■ GIVEN DATA:
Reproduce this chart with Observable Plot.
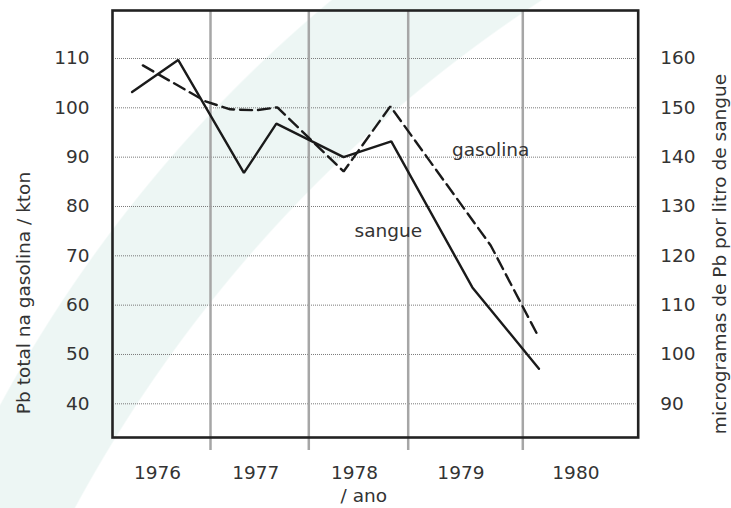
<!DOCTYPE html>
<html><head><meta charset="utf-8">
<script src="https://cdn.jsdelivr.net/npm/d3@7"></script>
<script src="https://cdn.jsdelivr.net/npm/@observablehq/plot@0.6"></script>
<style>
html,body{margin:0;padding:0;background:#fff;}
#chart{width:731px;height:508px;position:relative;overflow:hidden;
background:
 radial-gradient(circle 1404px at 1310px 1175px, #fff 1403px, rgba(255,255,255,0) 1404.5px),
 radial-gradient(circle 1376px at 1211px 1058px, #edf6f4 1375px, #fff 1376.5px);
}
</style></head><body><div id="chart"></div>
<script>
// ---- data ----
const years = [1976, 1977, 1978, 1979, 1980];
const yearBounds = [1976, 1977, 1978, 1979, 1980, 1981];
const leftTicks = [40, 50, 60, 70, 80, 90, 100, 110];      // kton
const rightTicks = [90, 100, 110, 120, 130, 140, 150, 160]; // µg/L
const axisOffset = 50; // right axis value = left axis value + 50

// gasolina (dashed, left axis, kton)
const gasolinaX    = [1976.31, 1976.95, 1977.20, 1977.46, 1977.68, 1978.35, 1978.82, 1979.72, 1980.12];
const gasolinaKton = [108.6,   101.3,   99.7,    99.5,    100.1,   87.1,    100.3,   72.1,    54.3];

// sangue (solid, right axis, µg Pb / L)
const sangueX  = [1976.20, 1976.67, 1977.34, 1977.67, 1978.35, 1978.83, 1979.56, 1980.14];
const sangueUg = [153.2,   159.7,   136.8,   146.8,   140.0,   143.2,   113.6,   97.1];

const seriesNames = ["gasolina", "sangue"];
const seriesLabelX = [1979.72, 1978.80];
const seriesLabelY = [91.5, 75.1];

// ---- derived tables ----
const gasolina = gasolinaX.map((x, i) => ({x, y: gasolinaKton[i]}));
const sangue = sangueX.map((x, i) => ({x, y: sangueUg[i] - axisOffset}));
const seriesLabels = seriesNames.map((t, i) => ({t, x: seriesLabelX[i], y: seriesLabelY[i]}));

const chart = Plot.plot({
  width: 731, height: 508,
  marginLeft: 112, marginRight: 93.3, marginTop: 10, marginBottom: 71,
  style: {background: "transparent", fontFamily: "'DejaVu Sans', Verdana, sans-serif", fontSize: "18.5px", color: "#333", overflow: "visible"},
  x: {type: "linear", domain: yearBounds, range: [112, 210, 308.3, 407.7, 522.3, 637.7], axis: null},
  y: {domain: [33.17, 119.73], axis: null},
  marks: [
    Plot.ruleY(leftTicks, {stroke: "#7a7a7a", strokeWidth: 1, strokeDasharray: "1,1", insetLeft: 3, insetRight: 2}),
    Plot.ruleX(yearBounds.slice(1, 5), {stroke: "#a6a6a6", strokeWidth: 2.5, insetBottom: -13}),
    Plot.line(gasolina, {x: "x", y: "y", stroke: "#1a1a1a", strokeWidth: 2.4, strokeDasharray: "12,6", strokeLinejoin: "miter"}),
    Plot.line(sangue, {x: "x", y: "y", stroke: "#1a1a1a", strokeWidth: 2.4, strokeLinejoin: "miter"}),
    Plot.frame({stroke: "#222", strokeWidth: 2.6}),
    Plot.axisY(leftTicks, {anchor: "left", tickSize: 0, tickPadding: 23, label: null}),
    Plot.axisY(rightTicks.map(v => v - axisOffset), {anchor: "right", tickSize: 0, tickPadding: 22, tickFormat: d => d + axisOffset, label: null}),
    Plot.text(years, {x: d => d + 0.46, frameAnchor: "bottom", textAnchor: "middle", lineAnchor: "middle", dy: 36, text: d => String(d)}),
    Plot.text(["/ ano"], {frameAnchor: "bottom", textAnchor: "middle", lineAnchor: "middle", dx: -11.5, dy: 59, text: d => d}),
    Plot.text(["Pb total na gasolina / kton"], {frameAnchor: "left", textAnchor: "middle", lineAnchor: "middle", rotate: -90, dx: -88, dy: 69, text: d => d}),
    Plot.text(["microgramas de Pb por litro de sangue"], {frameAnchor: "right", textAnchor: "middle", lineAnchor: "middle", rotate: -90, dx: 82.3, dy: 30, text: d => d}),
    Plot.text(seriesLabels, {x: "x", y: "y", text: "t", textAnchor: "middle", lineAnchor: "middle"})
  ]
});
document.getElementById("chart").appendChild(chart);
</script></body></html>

■ EXERCISE TASK: Transcribe the full listing character for character. Pictures are excluded.

■ EXERCISE OUTPUT:
Reproduce this chart with Observable Plot.
<!DOCTYPE html>
<html><head><meta charset="utf-8">
<script src="https://cdn.jsdelivr.net/npm/d3@7"></script>
<script src="https://cdn.jsdelivr.net/npm/@observablehq/plot@0.6"></script>
<style>
html,body{margin:0;padding:0;background:#fff;}
#chart{width:731px;height:508px;position:relative;overflow:hidden;
background:
 radial-gradient(circle 1404px at 1310px 1175px, #fff 1403px, rgba(255,255,255,0) 1404.5px),
 radial-gradient(circle 1376px at 1211px 1058px, #edf6f4 1375px, #fff 1376.5px);
}
</style></head><body><div id="chart"></div>
<script>
// ---- data ----
const years = [1976, 1977, 1978, 1979, 1980];
const yearBounds = [1976, 1977, 1978, 1979, 1980, 1981];
const leftTicks = [40, 50, 60, 70, 80, 90, 100, 110];      // kton
const rightTicks = [90, 100, 110, 120, 130, 140, 150, 160]; // µg/L
const axisOffset = 50; // right axis value = left axis value + 50

// gasolina (dashed, left axis, kton)
const gasolinaX    = [1976.31, 1976.95, 1977.20, 1977.46, 1977.68, 1978.35, 1978.82, 1979.72, 1980.12];
const gasolinaKton = [108.6,   101.3,   99.7,    99.5,    100.1,   87.1,    100.3,   72.1,    54.3];

// sangue (solid, right axis, µg Pb / L)
const sangueX  = [1976.20, 1976.67, 1977.34, 1977.67, 1978.35, 1978.83, 1979.56, 1980.14];
const sangueUg = [153.2,   159.7,   136.8,   146.8,   140.0,   143.2,   113.6,   97.1];

const seriesNames = ["gasolina", "sangue"];
const seriesLabelX = [1979.72, 1978.80];
const seriesLabelY = [91.5, 75.1];

// ---- derived tables ----
const gasolina = gasolinaX.map((x, i) => ({x, y: gasolinaKton[i]}));
const sangue = sangueX.map((x, i) => ({x, y: sangueUg[i] - axisOffset}));
const seriesLabels = seriesNames.map((t, i) => ({t, x: seriesLabelX[i], y: seriesLabelY[i]}));

const chart = Plot.plot({
  width: 731, height: 508,
  marginLeft: 112, marginRight: 93.3, marginTop: 10, marginBottom: 71,
  style: {background: "transparent", fontFamily: "'DejaVu Sans', Verdana, sans-serif", fontSize: "18.5px", color: "#333", overflow: "visible"},
  x: {type: "linear", domain: yearBounds, range: [112, 210, 308.3, 407.7, 522.3, 637.7], axis: null},
  y: {domain: [33.17, 119.73], axis: null},
  marks: [
    Plot.ruleY(leftTicks, {stroke: "#7a7a7a", strokeWidth: 1, strokeDasharray: "1,1", insetLeft: 3, insetRight: 2}),
    Plot.ruleX(yearBounds.slice(1, 5), {stroke: "#a6a6a6", strokeWidth: 2.5, insetBottom: -13}),
    Plot.line(gasolina, {x: "x", y: "y", stroke: "#1a1a1a", strokeWidth: 2.4, strokeDasharray: "12,6", strokeLinejoin: "miter"}),
    Plot.line(sangue, {x: "x", y: "y", stroke: "#1a1a1a", strokeWidth: 2.4, strokeLinejoin: "miter"}),
    Plot.frame({stroke: "#222", strokeWidth: 2.6}),
    Plot.axisY(leftTicks, {anchor: "left", tickSize: 0, tickPadding: 23, label: null}),
    Plot.axisY(rightTicks.map(v => v - axisOffset), {anchor: "right", tickSize: 0, tickPadding: 22, tickFormat: d => d + axisOffset, label: null}),
    Plot.text(years, {x: d => d + 0.46, frameAnchor: "bottom", textAnchor: "middle", lineAnchor: "middle", dy: 36, text: d => String(d)}),
    Plot.text(["/ ano"], {frameAnchor: "bottom", textAnchor: "middle", lineAnchor: "middle", dx: -11.5, dy: 59, text: d => d}),
    Plot.text(["Pb total na gasolina / kton"], {frameAnchor: "left", textAnchor: "middle", lineAnchor: "middle", rotate: -90, dx: -88, dy: 69, text: d => d}),
    Plot.text(["microgramas de Pb por litro de sangue"], {frameAnchor: "right", textAnchor: "middle", lineAnchor: "middle", rotate: -90, dx: 82.3, dy: 30, text: d => d}),
    Plot.text(seriesLabels, {x: "x", y: "y", text: "t", textAnchor: "middle", lineAnchor: "middle"})
  ]
});
document.getElementById("chart").appendChild(chart);
</script></body></html>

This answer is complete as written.